May 28, 2007

FROM THE ARCHIVES: OF EVER HONORED MEMORY (via Mike Daley)

Teen's efforts ID vets' graves (Ralph Montaño, May 29, 2004, Sacramento Bee)

Two years ago, Eagle Scout Samuel Nassie of Paradise spent most of Memorial Day alone in a cemetery raising flags on veterans' graves.

Two other Scouts helped but said they had to leave early, Nassie recalled. He refused to leave the task unfinished. Sweat poured off his body as he wandered the grassy grounds to post the last of about 1,600 flags. He discovered that many graves at the Paradise Cemetery could not be identified using existing maps.

"The veterans deserved to be honored for what they did," said Nassie, now 16. "I knew there had to be a better way."

That day, Nassie began a quest of honoring those who served the nation during war and are buried in Paradise. He would spend hundreds of hours locating and documenting veterans scattered across 23 acres.

Because of Nassie's efforts, almost 2,000 flags will fly in the cemetery this weekend. About two dozen local Boy Scouts and Girl Scouts will begin placing flags today using a massive two-volume guide that Nassie organized.

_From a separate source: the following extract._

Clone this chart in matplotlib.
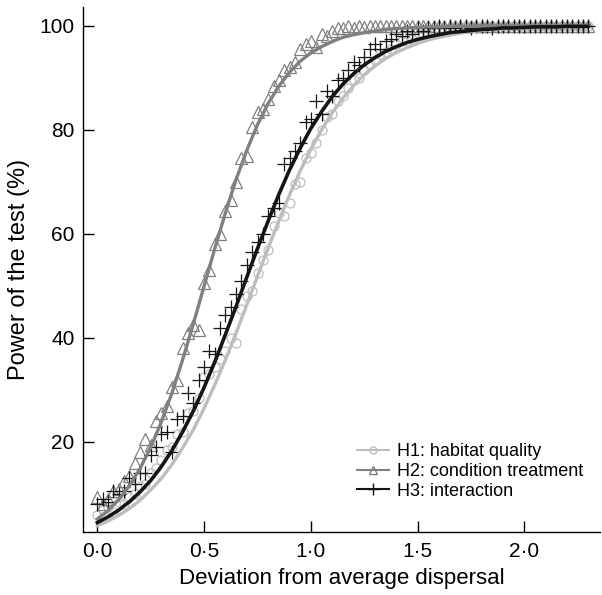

"It has been the best education for him," said Samuel Nassie's mother, Linda. "He sat down recently with some survivors of the Bataan Death March (of World War II), and a few told him their stories. It has been a real journey."

MORE (via Jim Siegel)
Subject: Memorial Day

Words don't see to come as easy for me as they do for others. Might explain why I went Infantry and not Military Intelligence.

I just got home and my arm is a little stiff and my back a bit sore. 40 plus doesn't bounce back like a 20 year old.

I spent two hours or more today placing flags on graves in the cemetery. 12 inches, center, push down, two steps right, repeat, flag after flag. It's hot here, getting up to 90 today, not much when you compare to 115 in Iraq. Row after row

It really hits home. The first hour I was in the Phoebus cemetery. Veterans of the Spanish American War, WWII, Vietnam. Row after row.

Lots of volunteers, but never too many. The VFW, the Boy Scouts, a bus from

the local school, and of course Soldiers. Some by themselves, some in uniform, some with their children. Row after row.

Looks like we are about done. No, sir, we still have the Hampton side, that's another 30,000 graves, only 23,000 over here. Row after row.

Hampton is half done by the time I arrive. Grade school children, middle school and the Cub Scouts have started already. They place a flag and move on. Row after row.

The children have forgotten to mark the backsides of the stones so we head out. The backside contains the names of the widows and the children; they too get a flag. Row after row.

Our beloved son CJ, we will miss you so much. Lou Ann, wife. Susan, daughter. Infant son. Simple words, simple stones. Row after row.

Christians, Jews and a Buddhist, side by side, under the shade of a tree. Fresh flowers mark a grave from yesterday. The backhoe beeps as they start to dig one for tomorrow. Row after row.

The Sergeant notices some of the children have placed the flags 6 inches from the stones. He bends over, pulls it up, and starts down the row, moving each flag to the required distance. Row after row.

Memorial Day is special, every day, every year, but even more so when we have troops in combat. I hope to help do this every year. But I pray we don't add any more rows.

May God bless and keep our troops safe from harm.

Michael S. McGurk
Lieutenant Colonel, Infantry
Fort Monroe, VA

Remarks from Colin Powell, US Secretary of State (World Economic Forum, On 26 January 2003, US Secretary of State Colin Powell (profile) spoke at the Annual Meeting 2003 in the session Dialogue with the US Secretary of State.)

We have gone forth from our shores repeatedly over the last hundred years and we’ve done this as recently as the last year in Afghanistan and put wonderful young men and women at risk, many of whom have lost their lives, and we have asked for nothing except enough ground to bury them in, and otherwise we have returned home to seek our own, you know, to seek our own lives in peace, to live our own lives in peace. But there comes a time when soft power or talking with evil will not work where, unfortunately, hard power is the only thing that works.


[Originally posted: 5/31/04]

Posted by Orrin Judd at May 28, 2007 12:39 AM
Comments

These boys are Scouts first, teens (a distant) second. Remember that what when your dinner party company (especially our friends in the North East and the Left Coast) pooh-poohs Scouts, reducing the entire organization's mission to a hate group aimed at spreading homophobia.

Posted by: MG at May 31, 2004 3:17 PM

I was out with Boy One putting flags out and we had the same problem of identifying the graves. We thought mapping them out would be an excellent Eagle Scout project.